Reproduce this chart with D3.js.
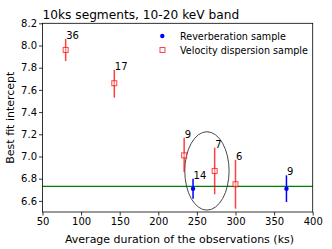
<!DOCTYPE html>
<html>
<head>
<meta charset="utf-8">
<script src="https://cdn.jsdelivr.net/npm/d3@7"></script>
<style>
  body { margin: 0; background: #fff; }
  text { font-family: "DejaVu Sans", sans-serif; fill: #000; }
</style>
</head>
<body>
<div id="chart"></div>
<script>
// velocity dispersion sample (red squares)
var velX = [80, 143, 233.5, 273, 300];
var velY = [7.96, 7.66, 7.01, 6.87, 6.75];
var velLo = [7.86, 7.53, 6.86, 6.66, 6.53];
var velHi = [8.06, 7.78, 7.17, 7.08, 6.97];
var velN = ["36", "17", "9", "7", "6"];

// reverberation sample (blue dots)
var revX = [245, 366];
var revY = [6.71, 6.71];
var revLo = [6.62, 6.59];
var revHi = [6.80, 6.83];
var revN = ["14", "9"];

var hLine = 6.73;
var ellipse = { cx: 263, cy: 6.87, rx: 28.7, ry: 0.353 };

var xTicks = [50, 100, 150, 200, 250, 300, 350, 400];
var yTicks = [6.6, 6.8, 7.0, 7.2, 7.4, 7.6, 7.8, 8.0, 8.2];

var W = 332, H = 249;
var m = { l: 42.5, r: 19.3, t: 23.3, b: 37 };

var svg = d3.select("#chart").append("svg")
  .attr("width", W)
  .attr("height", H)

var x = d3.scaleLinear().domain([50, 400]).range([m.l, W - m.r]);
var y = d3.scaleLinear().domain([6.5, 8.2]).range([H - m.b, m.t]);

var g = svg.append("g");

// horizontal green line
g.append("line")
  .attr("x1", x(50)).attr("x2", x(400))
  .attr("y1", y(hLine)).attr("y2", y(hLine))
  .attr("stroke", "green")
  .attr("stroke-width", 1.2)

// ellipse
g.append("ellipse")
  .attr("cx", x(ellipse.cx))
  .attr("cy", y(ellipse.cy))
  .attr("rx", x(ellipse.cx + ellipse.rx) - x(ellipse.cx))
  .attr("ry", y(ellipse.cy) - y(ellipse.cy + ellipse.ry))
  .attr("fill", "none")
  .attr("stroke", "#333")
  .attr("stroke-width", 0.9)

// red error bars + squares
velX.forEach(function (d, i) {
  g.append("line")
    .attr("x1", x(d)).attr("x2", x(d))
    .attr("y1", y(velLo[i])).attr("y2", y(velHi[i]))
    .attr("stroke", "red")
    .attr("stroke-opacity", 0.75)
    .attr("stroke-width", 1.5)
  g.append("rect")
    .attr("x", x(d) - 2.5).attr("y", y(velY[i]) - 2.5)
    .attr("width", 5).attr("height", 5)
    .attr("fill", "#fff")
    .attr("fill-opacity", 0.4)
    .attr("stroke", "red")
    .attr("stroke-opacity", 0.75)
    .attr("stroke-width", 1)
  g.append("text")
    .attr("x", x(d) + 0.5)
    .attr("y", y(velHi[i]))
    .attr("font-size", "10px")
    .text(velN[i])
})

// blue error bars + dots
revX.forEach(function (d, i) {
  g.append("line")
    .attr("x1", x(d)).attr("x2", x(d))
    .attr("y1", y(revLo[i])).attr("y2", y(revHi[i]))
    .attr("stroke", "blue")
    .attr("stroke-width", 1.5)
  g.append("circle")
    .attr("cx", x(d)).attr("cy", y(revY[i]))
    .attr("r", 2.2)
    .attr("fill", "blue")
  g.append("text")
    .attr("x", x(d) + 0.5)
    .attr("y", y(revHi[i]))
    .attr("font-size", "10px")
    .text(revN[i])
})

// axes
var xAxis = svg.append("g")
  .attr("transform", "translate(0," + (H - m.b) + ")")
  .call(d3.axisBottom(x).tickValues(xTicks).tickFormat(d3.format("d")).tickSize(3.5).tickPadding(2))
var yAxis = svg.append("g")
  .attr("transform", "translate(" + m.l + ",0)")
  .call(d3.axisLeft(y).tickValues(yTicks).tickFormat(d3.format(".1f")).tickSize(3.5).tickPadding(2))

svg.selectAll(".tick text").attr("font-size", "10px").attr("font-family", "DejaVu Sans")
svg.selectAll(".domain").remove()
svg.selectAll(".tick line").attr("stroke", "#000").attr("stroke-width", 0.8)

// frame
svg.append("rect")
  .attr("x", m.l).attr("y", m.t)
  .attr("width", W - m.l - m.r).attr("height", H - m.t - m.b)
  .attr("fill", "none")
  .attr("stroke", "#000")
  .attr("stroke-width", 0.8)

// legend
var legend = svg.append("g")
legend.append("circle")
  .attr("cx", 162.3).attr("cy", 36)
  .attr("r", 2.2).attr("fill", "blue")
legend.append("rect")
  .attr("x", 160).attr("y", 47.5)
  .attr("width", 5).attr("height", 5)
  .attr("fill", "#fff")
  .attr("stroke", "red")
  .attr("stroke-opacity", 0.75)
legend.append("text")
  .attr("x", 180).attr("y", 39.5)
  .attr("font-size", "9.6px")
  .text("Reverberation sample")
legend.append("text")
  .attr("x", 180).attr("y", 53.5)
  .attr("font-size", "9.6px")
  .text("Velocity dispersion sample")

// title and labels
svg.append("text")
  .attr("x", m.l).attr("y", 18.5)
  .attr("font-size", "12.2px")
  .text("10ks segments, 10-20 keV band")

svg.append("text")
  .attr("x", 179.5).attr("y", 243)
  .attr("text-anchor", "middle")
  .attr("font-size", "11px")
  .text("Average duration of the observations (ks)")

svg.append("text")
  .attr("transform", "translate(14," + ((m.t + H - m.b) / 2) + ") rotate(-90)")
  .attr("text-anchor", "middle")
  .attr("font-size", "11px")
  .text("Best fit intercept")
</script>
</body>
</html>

....

PROBLEM TO WORK ON:
Every line from the top of the material above through the line with "28.7, ry: 0.353" should be duplicated exactly, please; leave out the pictures.

ANSWER TO THE TASK:
Reproduce this chart with D3.js.
<!DOCTYPE html>
<html>
<head>
<meta charset="utf-8">
<script src="https://cdn.jsdelivr.net/npm/d3@7"></script>
<style>
  body { margin: 0; background: #fff; }
  text { font-family: "DejaVu Sans", sans-serif; fill: #000; }
</style>
</head>
<body>
<div id="chart"></div>
<script>
// velocity dispersion sample (red squares)
var velX = [80, 143, 233.5, 273, 300];
var velY = [7.96, 7.66, 7.01, 6.87, 6.75];
var velLo = [7.86, 7.53, 6.86, 6.66, 6.53];
var velHi = [8.06, 7.78, 7.17, 7.08, 6.97];
var velN = ["36", "17", "9", "7", "6"];

// reverberation sample (blue dots)
var revX = [245, 366];
var revY = [6.71, 6.71];
var revLo = [6.62, 6.59];
var revHi = [6.80, 6.83];
var revN = ["14", "9"];

var hLine = 6.73;
var ellipse = { cx: 263, cy: 6.87, rx: 28.7, ry: 0.353 };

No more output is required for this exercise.